EXERCISE
Only the lines from the start of the data through the line containing "(427.4, 423.6), (420.7, 419)]" should be written out, exactly as they are, with both ends included and the pictures left out.

:: MATERIAL PROVIDED

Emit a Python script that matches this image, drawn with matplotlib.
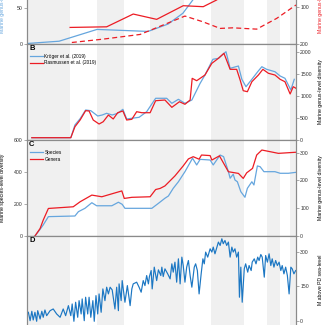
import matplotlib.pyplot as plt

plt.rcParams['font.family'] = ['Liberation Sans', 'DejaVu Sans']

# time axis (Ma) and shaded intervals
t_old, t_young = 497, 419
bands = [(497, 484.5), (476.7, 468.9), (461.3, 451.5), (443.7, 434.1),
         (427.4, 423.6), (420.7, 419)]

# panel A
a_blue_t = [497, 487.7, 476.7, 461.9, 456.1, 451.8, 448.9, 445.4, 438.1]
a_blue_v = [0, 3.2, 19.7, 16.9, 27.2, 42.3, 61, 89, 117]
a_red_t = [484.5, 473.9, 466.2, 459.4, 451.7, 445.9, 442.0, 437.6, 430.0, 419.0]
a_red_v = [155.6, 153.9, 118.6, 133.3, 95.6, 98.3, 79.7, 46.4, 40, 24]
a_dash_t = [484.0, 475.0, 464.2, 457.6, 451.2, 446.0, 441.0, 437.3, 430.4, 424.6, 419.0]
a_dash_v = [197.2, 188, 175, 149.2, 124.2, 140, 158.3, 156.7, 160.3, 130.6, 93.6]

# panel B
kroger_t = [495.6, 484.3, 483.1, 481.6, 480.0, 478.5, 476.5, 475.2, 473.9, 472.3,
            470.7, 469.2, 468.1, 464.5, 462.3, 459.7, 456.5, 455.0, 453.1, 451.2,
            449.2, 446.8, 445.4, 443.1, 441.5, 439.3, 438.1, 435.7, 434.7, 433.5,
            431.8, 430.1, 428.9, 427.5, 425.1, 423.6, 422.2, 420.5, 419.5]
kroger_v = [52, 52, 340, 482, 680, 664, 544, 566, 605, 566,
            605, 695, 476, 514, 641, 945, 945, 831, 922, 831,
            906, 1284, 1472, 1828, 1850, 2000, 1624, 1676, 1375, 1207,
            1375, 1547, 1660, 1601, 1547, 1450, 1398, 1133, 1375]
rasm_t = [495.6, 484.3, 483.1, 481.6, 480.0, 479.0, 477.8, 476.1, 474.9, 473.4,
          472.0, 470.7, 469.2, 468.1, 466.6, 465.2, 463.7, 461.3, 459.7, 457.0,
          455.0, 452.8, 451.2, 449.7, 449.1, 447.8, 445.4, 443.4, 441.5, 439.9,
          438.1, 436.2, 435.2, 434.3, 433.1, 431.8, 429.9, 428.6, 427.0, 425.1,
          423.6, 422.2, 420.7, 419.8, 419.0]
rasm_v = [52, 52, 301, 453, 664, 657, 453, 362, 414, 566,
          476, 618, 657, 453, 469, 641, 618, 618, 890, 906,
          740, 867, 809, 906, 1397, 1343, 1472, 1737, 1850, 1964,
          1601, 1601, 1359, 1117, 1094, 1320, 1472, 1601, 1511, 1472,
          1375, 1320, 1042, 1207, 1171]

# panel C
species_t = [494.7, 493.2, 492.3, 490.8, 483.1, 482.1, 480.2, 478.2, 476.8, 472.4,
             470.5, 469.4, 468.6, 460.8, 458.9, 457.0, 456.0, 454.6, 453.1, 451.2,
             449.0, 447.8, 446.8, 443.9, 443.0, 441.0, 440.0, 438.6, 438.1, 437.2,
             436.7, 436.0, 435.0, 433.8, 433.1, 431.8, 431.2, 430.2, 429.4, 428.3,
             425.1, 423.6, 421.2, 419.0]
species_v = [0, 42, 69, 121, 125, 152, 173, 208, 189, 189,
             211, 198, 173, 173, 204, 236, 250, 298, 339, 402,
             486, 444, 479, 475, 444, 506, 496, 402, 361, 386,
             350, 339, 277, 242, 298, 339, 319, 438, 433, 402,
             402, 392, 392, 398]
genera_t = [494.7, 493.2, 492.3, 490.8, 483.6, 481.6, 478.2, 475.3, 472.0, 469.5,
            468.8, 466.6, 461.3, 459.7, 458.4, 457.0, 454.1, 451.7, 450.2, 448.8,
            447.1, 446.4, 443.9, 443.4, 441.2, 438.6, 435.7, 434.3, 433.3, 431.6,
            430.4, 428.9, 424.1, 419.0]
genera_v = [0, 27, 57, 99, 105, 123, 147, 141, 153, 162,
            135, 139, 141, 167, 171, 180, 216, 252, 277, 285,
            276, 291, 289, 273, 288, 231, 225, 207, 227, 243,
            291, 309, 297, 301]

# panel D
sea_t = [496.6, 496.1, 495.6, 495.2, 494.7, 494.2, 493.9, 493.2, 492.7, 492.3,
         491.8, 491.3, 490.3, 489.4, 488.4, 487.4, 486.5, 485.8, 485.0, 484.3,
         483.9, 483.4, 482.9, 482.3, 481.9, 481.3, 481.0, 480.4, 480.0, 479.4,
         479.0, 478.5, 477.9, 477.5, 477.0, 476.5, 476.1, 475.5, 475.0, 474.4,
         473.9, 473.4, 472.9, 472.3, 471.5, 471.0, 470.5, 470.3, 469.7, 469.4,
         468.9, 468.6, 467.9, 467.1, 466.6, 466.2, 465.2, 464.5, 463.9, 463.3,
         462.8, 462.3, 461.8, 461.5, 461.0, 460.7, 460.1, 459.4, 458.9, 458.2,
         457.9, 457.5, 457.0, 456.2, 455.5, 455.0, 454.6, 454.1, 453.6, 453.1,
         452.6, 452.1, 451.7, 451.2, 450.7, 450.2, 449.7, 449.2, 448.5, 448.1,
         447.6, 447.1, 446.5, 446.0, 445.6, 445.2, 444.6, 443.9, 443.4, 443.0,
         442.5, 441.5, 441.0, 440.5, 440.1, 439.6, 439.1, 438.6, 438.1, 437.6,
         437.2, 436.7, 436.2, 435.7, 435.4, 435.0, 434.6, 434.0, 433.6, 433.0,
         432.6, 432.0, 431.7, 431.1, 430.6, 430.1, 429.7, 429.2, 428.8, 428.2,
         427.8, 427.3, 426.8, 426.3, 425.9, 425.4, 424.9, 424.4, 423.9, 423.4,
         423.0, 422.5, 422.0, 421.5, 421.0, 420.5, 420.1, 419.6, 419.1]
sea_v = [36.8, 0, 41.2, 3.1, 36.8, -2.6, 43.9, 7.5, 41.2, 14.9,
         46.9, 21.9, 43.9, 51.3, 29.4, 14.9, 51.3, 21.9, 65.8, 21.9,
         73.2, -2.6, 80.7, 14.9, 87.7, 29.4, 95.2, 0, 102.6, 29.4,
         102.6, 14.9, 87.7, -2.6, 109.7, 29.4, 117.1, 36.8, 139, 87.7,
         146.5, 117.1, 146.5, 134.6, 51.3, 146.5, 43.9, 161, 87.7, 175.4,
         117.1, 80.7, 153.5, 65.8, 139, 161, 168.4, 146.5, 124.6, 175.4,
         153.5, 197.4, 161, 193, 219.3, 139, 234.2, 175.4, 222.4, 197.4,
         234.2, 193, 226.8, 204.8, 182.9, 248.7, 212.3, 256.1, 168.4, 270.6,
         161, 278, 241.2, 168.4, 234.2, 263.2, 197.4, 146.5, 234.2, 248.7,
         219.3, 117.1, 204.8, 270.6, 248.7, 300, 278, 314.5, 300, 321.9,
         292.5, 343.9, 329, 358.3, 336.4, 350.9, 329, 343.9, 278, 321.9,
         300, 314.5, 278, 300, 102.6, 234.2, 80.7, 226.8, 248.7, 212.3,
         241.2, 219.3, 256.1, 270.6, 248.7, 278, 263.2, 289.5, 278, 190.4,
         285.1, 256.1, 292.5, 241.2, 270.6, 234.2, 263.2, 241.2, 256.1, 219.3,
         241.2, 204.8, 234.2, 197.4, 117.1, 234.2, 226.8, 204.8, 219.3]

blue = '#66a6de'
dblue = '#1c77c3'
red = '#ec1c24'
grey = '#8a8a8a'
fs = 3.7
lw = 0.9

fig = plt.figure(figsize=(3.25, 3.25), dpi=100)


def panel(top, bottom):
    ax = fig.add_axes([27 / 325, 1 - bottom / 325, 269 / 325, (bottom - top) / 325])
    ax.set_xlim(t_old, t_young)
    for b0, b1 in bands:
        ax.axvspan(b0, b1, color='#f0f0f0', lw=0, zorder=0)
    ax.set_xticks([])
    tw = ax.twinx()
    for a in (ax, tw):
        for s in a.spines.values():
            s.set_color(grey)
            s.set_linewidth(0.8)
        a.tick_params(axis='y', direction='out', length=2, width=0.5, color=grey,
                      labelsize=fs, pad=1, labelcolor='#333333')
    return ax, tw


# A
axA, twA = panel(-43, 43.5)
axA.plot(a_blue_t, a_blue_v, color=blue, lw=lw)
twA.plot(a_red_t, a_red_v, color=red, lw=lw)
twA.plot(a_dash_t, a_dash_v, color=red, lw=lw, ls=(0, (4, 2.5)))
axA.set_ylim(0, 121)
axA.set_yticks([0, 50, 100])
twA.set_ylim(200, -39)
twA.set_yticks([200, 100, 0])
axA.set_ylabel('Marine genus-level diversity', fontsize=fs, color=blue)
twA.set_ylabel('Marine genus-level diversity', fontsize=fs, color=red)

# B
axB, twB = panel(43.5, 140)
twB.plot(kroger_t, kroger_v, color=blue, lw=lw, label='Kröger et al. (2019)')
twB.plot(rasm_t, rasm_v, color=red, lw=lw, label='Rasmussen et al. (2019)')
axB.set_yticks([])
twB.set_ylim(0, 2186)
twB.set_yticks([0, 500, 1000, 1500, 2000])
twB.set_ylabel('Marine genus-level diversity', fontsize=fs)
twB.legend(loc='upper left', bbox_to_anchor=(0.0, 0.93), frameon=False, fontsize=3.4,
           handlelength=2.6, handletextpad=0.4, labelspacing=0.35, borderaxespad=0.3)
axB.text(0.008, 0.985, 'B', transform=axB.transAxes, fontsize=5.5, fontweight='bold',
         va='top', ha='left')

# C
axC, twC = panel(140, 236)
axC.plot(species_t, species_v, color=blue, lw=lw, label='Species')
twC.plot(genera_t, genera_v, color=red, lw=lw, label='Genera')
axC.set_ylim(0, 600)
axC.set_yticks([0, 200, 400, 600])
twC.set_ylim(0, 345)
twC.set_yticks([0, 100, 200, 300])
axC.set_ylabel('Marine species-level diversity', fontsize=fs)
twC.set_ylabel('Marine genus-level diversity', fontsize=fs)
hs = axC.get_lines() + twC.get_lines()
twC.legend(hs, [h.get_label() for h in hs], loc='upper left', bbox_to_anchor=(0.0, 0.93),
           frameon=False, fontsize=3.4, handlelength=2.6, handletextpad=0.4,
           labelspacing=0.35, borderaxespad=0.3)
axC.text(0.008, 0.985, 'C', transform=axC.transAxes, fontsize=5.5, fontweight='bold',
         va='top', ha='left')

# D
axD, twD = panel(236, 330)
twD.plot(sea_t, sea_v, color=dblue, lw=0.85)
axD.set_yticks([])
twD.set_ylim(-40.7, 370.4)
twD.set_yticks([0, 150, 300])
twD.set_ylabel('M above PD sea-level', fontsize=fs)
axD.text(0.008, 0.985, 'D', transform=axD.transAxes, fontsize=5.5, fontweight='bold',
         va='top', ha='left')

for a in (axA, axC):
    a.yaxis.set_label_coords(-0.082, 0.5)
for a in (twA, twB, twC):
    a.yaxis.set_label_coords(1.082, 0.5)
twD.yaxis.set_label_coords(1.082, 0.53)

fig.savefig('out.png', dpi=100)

::::

RESPONSE TO THIS TASK
Emit a Python script that matches this image, drawn with matplotlib.
import matplotlib.pyplot as plt

plt.rcParams['font.family'] = ['Liberation Sans', 'DejaVu Sans']

# time axis (Ma) and shaded intervals
t_old, t_young = 497, 419
bands = [(497, 484.5), (476.7, 468.9), (461.3, 451.5), (443.7, 434.1),
         (427.4, 423.6), (420.7, 419)]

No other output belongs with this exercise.